Entries with chart source code ::
* * * * *
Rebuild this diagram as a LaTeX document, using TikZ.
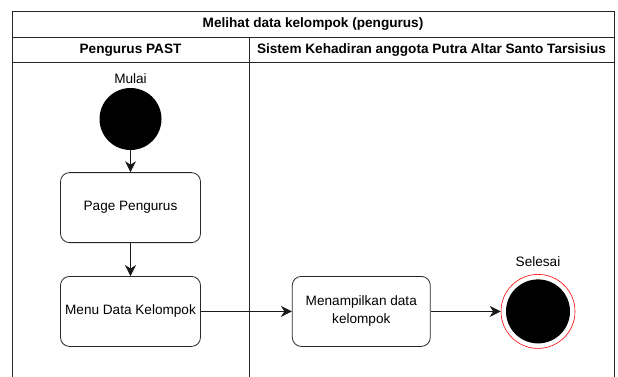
\documentclass[tikz,border=0pt]{standalone}
\usepackage{fontspec}
\setmainfont{Liberation Sans}
\usetikzlibrary{positioning,arrows.meta}
\tikzset{
	judul/.style={rectangle, draw=black!85, line width=0.9pt, font=\bfseries\fontsize{13.6pt}{16pt}\selectfont,
		minimum width=602pt, minimum height=26pt, inner sep=0pt, outer sep=0pt, text centered},
	kolom/.style={rectangle, draw=black!85, line width=0.9pt, font=\bfseries\fontsize{13.6pt}{16pt}\selectfont,
		minimum height=25.5pt, inner sep=0pt, outer sep=0pt, text centered},
	aktivitas/.style={rectangle, rounded corners=9pt, draw=black!85, line width=0.8pt,
		font=\fontsize{13.6pt}{18pt}\selectfont, minimum width=140pt, minimum height=70pt,
		align=center, inner sep=1pt},
	awal/.style={circle, fill=black, minimum size=62pt, inner sep=0pt},
	akhir/.style={circle, draw=red, line width=0.6pt, minimum size=74pt, inner sep=0pt,
		path picture={\fill[black] (path picture bounding box.center) circle (32pt);}},
	panah/.style={-{Stealth[length=11pt, width=11pt, inset=3.5pt]}, draw=black!90, line width=0.8pt},
	garis/.style={draw=black!85, line width=0.9pt}
}
\begin{document}
\begin{tikzpicture}[x=1pt, y=-1pt, every label/.style={font=\fontsize{13.6pt}{16pt}\selectfont}]
	\useasboundingbox (0,0) rectangle (618,376);
	
	% kepala tabel
	\node[judul] (judul) at (313,24) {Melihat data kelompok (pengurus)};
	\node[kolom, minimum width=237pt, anchor=north west] (lajur1) at (judul.south west) {Pengurus PAST};
	\node[kolom, minimum width=365pt, anchor=north west] (lajur2) at (lajur1.north east) {Sistem Kehadiran anggota Putra Altar Santo Tarsisius};
	\draw[garis] (lajur1.south west) -- ++(0,314);
	\draw[garis] (lajur1.south east) -- ++(0,314);
	\draw[garis] (lajur2.south east) -- ++(0,314);
	
	% aktivitas
	\node[awal, label={[label distance=1pt]above:Mulai}] (mulai) at (130.5,119) {};
	\node[aktivitas, below=22pt of mulai] (page) {Page Pengurus};
	\node[aktivitas, below=33pt of page] (menu) {Menu Data Kelompok};
	\node[aktivitas, right=91pt of menu, minimum width=138pt] (tampil) {Menampilkan data\\kelompok};
	\node[akhir, right=70pt of tampil, label={[label distance=4pt]above:Selesai}] (selesai) {};
	
	\draw[panah] (mulai) -- (page);
	\draw[panah] (page) -- (menu);
	\draw[panah] (menu) -- (tampil);
	\draw[panah] (tampil) -- (selesai);
\end{tikzpicture}
\end{document}
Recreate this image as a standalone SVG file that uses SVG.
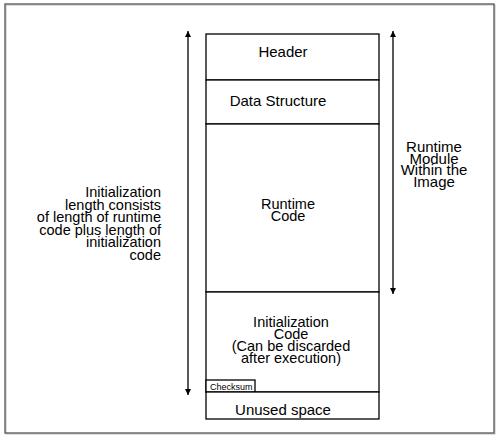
<svg xmlns="http://www.w3.org/2000/svg" width="500" height="440" viewBox="0 0 500 440">
<defs>
<marker id="ah" viewBox="0 0 10 10" refX="10" refY="5" markerWidth="6" markerHeight="6" markerUnits="userSpaceOnUse" orient="auto-start-reverse">
<path d="M0,0 L10,5 L0,10 Z" fill="#000"/>
</marker>
</defs>
<style>
text{font-family:"Liberation Sans",Arial,sans-serif;font-size:15px;fill:#000}
.box{fill:#fff;stroke:#000;stroke-width:1.3}
.c{text-anchor:middle}
.r{text-anchor:end}
.ln{stroke:#000;stroke-width:1.3;fill:none}
</style>
<rect x="0" y="0" width="500" height="440" fill="#fff"/>
<rect x="6" y="5" width="489" height="429" fill="none" stroke="#bbb" stroke-width="1"/>
<rect x="5" y="4" width="489" height="429" fill="none" stroke="#555" stroke-width="1.3"/>
<g id="header">
<rect class="box" x="206" y="34" width="173" height="46"/>
<text class="c" x="283" y="56.5">Header</text>
</g>
<g id="data-structure">
<rect class="box" x="206" y="80" width="173" height="44"/>
<text class="c" x="278" y="106">Data Structure</text>
</g>
<g id="runtime-code">
<rect class="box" x="206" y="124" width="173" height="168"/>
<text class="c" x="288" y="209" style="font-size:14.5px">Runtime</text>
<text class="c" x="288" y="221" style="font-size:14.5px">Code</text>
</g>
<g id="initialization-code">
<rect class="box" x="206" y="292" width="173" height="100"/>
<text class="c" x="291" y="326.5" style="font-size:14.5px">Initialization</text>
<text class="c" x="291" y="338.5" style="font-size:14.5px">Code</text>
<text class="c" x="291" y="350.5" style="font-size:14.5px">(Can be discarded</text>
<text class="c" x="291" y="362.5" style="font-size:14.5px">after execution)</text>
</g>
<g id="checksum">
<rect class="box" x="206" y="380" width="49" height="12" stroke-width="1"/>
<text x="210" y="390" style="font-size:9px">Checksum</text>
</g>
<g id="unused-space">
<rect class="box" x="206" y="392" width="173" height="27"/>
<text class="c" x="283" y="415">Unused space</text>
</g>
<g id="connectors">
<line class="ln" x1="188" y1="31" x2="188" y2="395" marker-start="url(#ah)" marker-end="url(#ah)"/>
<line class="ln" x1="393" y1="31" x2="393" y2="294" marker-start="url(#ah)" marker-end="url(#ah)"/>
</g>
<g id="init-length-label">
<text class="r" x="161" y="197" style="font-size:14.5px">Initialization</text>
<text class="r" x="161" y="209.5" style="font-size:14.5px">length consists</text>
<text class="r" x="161" y="222" style="font-size:14.5px">of length of runtime</text>
<text class="r" x="161" y="234.5" style="font-size:14.5px">code plus length of</text>
<text class="r" x="161" y="247" style="font-size:14.5px">initialization</text>
<text class="r" x="161" y="259.5" style="font-size:14.5px">code</text>
</g>
<g id="runtime-module-label">
<text class="c" x="434" y="152">Runtime</text>
<text class="c" x="434" y="163.5">Module</text>
<text class="c" x="434" y="175">Within the</text>
<text class="c" x="434" y="186.5">Image</text>
</g>
</svg>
* * * * *
Without including the pictures, return each record above exactly as it stands.

Rebuild this diagram as a LaTeX document, using TikZ.
\documentclass[tikz,border=0pt]{standalone}
\usepackage{fontspec}
\setmainfont{Liberation Sans}
\usetikzlibrary{positioning,arrows.meta}
\tikzset{
	judul/.style={rectangle, draw=black!85, line width=0.9pt, font=\bfseries\fontsize{13.6pt}{16pt}\selectfont,
		minimum width=602pt, minimum height=26pt, inner sep=0pt, outer sep=0pt, text centered},
	kolom/.style={rectangle, draw=black!85, line width=0.9pt, font=\bfseries\fontsize{13.6pt}{16pt}\selectfont,
		minimum height=25.5pt, inner sep=0pt, outer sep=0pt, text centered},
	aktivitas/.style={rectangle, rounded corners=9pt, draw=black!85, line width=0.8pt,
		font=\fontsize{13.6pt}{18pt}\selectfont, minimum width=140pt, minimum height=70pt,
		align=center, inner sep=1pt},
	awal/.style={circle, fill=black, minimum size=62pt, inner sep=0pt},
	akhir/.style={circle, draw=red, line width=0.6pt, minimum size=74pt, inner sep=0pt,
		path picture={\fill[black] (path picture bounding box.center) circle (32pt);}},
	panah/.style={-{Stealth[length=11pt, width=11pt, inset=3.5pt]}, draw=black!90, line width=0.8pt},
	garis/.style={draw=black!85, line width=0.9pt}
}
\begin{document}
\begin{tikzpicture}[x=1pt, y=-1pt, every label/.style={font=\fontsize{13.6pt}{16pt}\selectfont}]
	\useasboundingbox (0,0) rectangle (618,376);
	
	% kepala tabel
	\node[judul] (judul) at (313,24) {Melihat data kelompok (pengurus)};
	\node[kolom, minimum width=237pt, anchor=north west] (lajur1) at (judul.south west) {Pengurus PAST};
	\node[kolom, minimum width=365pt, anchor=north west] (lajur2) at (lajur1.north east) {Sistem Kehadiran anggota Putra Altar Santo Tarsisius};
	\draw[garis] (lajur1.south west) -- ++(0,314);
	\draw[garis] (lajur1.south east) -- ++(0,314);
	\draw[garis] (lajur2.south east) -- ++(0,314);
	
	% aktivitas
	\node[awal, label={[label distance=1pt]above:Mulai}] (mulai) at (130.5,119) {};
	\node[aktivitas, below=22pt of mulai] (page) {Page Pengurus};
	\node[aktivitas, below=33pt of page] (menu) {Menu Data Kelompok};
	\node[aktivitas, right=91pt of menu, minimum width=138pt] (tampil) {Menampilkan data\\kelompok};
	\node[akhir, right=70pt of tampil, label={[label distance=4pt]above:Selesai}] (selesai) {};
	
	\draw[panah] (mulai) -- (page);
	\draw[panah] (page) -- (menu);
	\draw[panah] (menu) -- (tampil);
	\draw[panah] (tampil) -- (selesai);
\end{tikzpicture}
\end{document}
Recreate this image as a standalone SVG file that uses SVG.
<svg xmlns="http://www.w3.org/2000/svg" width="500" height="440" viewBox="0 0 500 440">
<defs>
<marker id="ah" viewBox="0 0 10 10" refX="10" refY="5" markerWidth="6" markerHeight="6" markerUnits="userSpaceOnUse" orient="auto-start-reverse">
<path d="M0,0 L10,5 L0,10 Z" fill="#000"/>
</marker>
</defs>
<style>
text{font-family:"Liberation Sans",Arial,sans-serif;font-size:15px;fill:#000}
.box{fill:#fff;stroke:#000;stroke-width:1.3}
.c{text-anchor:middle}
.r{text-anchor:end}
.ln{stroke:#000;stroke-width:1.3;fill:none}
</style>
<rect x="0" y="0" width="500" height="440" fill="#fff"/>
<rect x="6" y="5" width="489" height="429" fill="none" stroke="#bbb" stroke-width="1"/>
<rect x="5" y="4" width="489" height="429" fill="none" stroke="#555" stroke-width="1.3"/>
<g id="header">
<rect class="box" x="206" y="34" width="173" height="46"/>
<text class="c" x="283" y="56.5">Header</text>
</g>
<g id="data-structure">
<rect class="box" x="206" y="80" width="173" height="44"/>
<text class="c" x="278" y="106">Data Structure</text>
</g>
<g id="runtime-code">
<rect class="box" x="206" y="124" width="173" height="168"/>
<text class="c" x="288" y="209" style="font-size:14.5px">Runtime</text>
<text class="c" x="288" y="221" style="font-size:14.5px">Code</text>
</g>
<g id="initialization-code">
<rect class="box" x="206" y="292" width="173" height="100"/>
<text class="c" x="291" y="326.5" style="font-size:14.5px">Initialization</text>
<text class="c" x="291" y="338.5" style="font-size:14.5px">Code</text>
<text class="c" x="291" y="350.5" style="font-size:14.5px">(Can be discarded</text>
<text class="c" x="291" y="362.5" style="font-size:14.5px">after execution)</text>
</g>
<g id="checksum">
<rect class="box" x="206" y="380" width="49" height="12" stroke-width="1"/>
<text x="210" y="390" style="font-size:9px">Checksum</text>
</g>
<g id="unused-space">
<rect class="box" x="206" y="392" width="173" height="27"/>
<text class="c" x="283" y="415">Unused space</text>
</g>
<g id="connectors">
<line class="ln" x1="188" y1="31" x2="188" y2="395" marker-start="url(#ah)" marker-end="url(#ah)"/>
<line class="ln" x1="393" y1="31" x2="393" y2="294" marker-start="url(#ah)" marker-end="url(#ah)"/>
</g>
<g id="init-length-label">
<text class="r" x="161" y="197" style="font-size:14.5px">Initialization</text>
<text class="r" x="161" y="209.5" style="font-size:14.5px">length consists</text>
<text class="r" x="161" y="222" style="font-size:14.5px">of length of runtime</text>
<text class="r" x="161" y="234.5" style="font-size:14.5px">code plus length of</text>
<text class="r" x="161" y="247" style="font-size:14.5px">initialization</text>
<text class="r" x="161" y="259.5" style="font-size:14.5px">code</text>
</g>
<g id="runtime-module-label">
<text class="c" x="434" y="152">Runtime</text>
<text class="c" x="434" y="163.5">Module</text>
<text class="c" x="434" y="175">Within the</text>
<text class="c" x="434" y="186.5">Image</text>
</g>
</svg>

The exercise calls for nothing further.